_Objective_
Find the lines with the string "this" and return them.

===== Input data =====

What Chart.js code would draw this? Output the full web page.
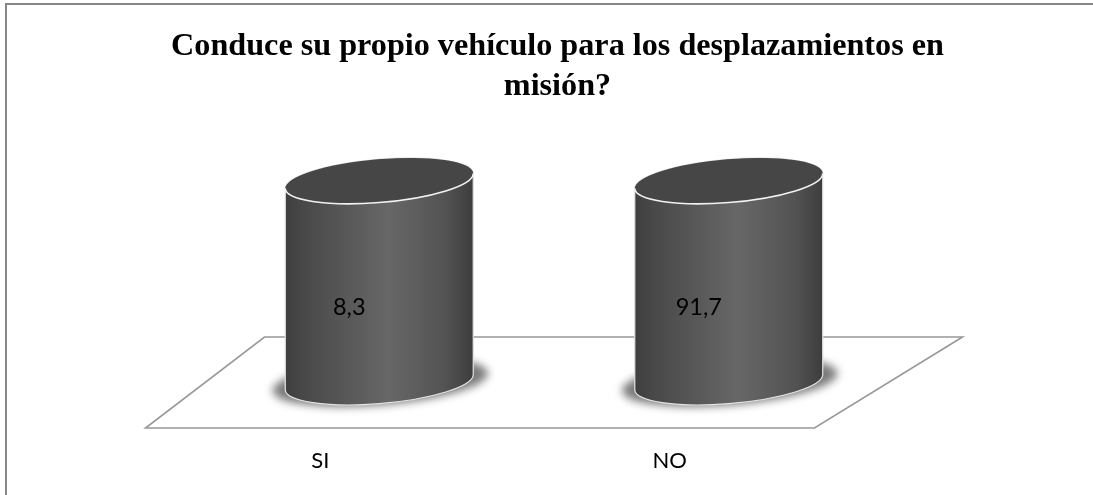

=====
===== Input data =====

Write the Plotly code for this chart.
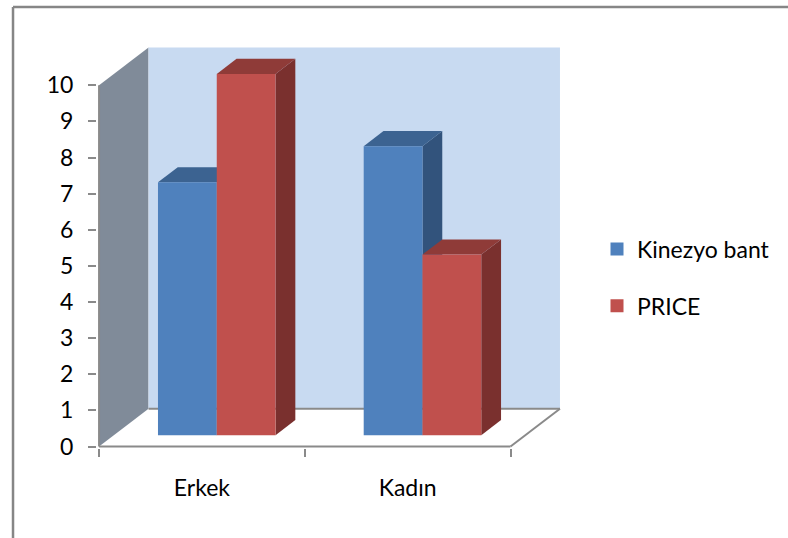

=====
===== Input data =====

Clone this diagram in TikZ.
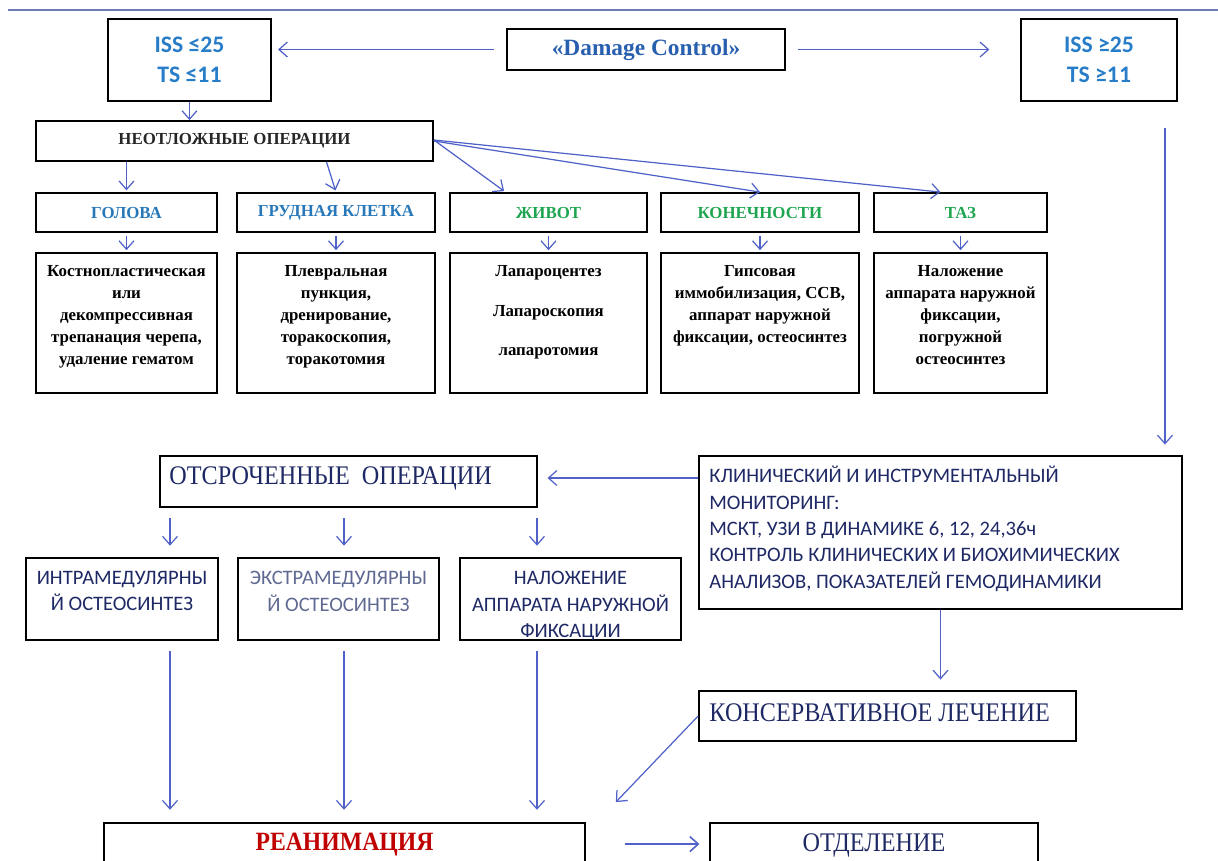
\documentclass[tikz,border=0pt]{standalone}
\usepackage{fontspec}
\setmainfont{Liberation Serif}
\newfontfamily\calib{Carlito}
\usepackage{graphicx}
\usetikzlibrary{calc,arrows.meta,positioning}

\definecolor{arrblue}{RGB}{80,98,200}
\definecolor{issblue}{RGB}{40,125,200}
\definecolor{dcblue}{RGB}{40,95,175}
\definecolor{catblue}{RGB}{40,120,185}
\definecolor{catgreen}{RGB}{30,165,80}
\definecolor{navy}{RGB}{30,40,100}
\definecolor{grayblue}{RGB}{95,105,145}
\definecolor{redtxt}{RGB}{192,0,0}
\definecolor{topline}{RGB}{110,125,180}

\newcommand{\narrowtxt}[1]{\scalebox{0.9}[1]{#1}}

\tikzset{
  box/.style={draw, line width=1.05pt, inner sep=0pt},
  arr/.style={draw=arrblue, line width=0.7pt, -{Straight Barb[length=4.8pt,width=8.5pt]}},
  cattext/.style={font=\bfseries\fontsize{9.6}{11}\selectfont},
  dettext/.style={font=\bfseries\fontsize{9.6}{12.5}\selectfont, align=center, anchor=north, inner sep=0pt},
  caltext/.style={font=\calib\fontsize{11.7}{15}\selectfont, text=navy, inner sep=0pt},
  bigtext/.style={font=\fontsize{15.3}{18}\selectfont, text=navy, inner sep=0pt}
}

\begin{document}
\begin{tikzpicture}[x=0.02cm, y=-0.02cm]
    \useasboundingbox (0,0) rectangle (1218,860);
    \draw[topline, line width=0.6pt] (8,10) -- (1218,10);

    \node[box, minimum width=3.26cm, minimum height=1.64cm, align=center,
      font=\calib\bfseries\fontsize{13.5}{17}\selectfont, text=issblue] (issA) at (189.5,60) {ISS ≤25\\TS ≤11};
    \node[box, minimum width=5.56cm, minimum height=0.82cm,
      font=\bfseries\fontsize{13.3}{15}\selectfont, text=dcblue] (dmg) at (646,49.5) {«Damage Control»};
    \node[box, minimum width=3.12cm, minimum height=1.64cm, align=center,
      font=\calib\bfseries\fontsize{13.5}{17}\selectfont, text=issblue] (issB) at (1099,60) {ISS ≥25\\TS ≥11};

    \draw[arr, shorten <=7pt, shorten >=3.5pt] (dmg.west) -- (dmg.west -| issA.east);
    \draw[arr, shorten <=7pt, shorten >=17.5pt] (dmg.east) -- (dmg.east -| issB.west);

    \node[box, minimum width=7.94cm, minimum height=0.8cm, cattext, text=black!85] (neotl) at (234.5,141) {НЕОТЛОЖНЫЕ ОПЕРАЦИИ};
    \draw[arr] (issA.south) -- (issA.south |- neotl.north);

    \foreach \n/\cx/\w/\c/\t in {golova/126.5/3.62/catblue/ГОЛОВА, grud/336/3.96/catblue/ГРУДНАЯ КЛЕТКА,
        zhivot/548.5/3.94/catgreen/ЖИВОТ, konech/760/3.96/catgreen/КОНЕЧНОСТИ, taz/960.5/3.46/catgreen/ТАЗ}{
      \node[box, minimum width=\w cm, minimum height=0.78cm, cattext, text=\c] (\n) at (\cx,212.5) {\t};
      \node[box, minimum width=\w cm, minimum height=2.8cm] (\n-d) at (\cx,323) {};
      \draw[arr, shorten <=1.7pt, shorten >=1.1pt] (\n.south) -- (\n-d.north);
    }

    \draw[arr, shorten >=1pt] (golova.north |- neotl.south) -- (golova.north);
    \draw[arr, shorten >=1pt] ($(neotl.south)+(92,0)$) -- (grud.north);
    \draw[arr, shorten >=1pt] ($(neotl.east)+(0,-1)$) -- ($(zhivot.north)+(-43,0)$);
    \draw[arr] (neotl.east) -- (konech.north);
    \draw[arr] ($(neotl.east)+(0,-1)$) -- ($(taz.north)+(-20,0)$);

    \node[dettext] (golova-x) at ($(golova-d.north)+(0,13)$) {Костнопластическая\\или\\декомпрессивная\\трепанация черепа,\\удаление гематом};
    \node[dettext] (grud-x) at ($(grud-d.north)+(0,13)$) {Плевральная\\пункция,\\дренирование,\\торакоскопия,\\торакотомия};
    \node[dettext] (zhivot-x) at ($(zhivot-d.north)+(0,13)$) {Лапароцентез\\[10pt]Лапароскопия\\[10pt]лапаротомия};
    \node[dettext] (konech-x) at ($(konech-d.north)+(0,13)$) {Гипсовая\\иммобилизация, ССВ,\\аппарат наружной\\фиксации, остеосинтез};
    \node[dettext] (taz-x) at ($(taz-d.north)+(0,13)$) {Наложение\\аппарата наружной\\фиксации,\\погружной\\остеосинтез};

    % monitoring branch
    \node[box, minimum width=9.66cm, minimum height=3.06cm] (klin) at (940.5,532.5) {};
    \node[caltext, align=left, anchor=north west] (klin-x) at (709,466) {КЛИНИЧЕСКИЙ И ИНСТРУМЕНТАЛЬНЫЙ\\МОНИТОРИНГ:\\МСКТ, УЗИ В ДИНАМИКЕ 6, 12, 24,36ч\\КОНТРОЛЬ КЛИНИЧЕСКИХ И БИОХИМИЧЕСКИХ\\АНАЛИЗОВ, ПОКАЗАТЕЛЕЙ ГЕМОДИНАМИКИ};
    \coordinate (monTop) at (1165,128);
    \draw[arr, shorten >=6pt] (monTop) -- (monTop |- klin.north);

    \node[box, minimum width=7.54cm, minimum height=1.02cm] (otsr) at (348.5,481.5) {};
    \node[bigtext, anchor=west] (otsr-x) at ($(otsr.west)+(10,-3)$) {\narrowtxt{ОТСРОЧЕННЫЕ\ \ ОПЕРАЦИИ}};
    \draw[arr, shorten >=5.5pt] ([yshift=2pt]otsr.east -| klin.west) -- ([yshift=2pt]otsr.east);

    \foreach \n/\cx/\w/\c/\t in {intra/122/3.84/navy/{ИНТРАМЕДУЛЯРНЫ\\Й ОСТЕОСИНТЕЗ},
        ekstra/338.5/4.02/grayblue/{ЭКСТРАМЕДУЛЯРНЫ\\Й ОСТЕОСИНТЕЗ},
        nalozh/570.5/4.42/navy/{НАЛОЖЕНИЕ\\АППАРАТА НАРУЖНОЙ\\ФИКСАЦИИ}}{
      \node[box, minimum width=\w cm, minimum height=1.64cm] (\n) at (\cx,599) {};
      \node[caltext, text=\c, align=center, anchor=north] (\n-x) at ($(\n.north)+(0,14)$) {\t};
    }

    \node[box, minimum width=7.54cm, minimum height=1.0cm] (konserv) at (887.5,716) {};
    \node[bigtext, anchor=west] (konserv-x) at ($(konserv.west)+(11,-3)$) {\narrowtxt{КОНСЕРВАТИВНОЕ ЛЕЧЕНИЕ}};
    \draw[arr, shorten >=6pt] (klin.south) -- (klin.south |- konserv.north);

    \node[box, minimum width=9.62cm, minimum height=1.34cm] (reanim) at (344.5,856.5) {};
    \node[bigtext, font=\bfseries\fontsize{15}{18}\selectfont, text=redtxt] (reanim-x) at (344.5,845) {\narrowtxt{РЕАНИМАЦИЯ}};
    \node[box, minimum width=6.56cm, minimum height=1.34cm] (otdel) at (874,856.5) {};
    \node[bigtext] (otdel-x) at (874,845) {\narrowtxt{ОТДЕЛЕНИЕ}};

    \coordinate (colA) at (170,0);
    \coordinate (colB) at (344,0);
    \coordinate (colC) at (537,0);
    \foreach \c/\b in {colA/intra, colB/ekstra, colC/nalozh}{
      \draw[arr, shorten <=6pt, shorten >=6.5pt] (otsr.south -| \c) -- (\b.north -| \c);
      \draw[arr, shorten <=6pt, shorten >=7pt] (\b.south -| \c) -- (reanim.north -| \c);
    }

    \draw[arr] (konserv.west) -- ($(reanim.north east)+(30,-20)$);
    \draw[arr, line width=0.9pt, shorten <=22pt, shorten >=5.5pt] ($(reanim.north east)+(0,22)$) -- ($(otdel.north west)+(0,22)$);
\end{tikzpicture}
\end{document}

=====

_Expected answer_
What Chart.js code would draw this? Output the full web page.
Write the Plotly code for this chart.
Clone this diagram in TikZ.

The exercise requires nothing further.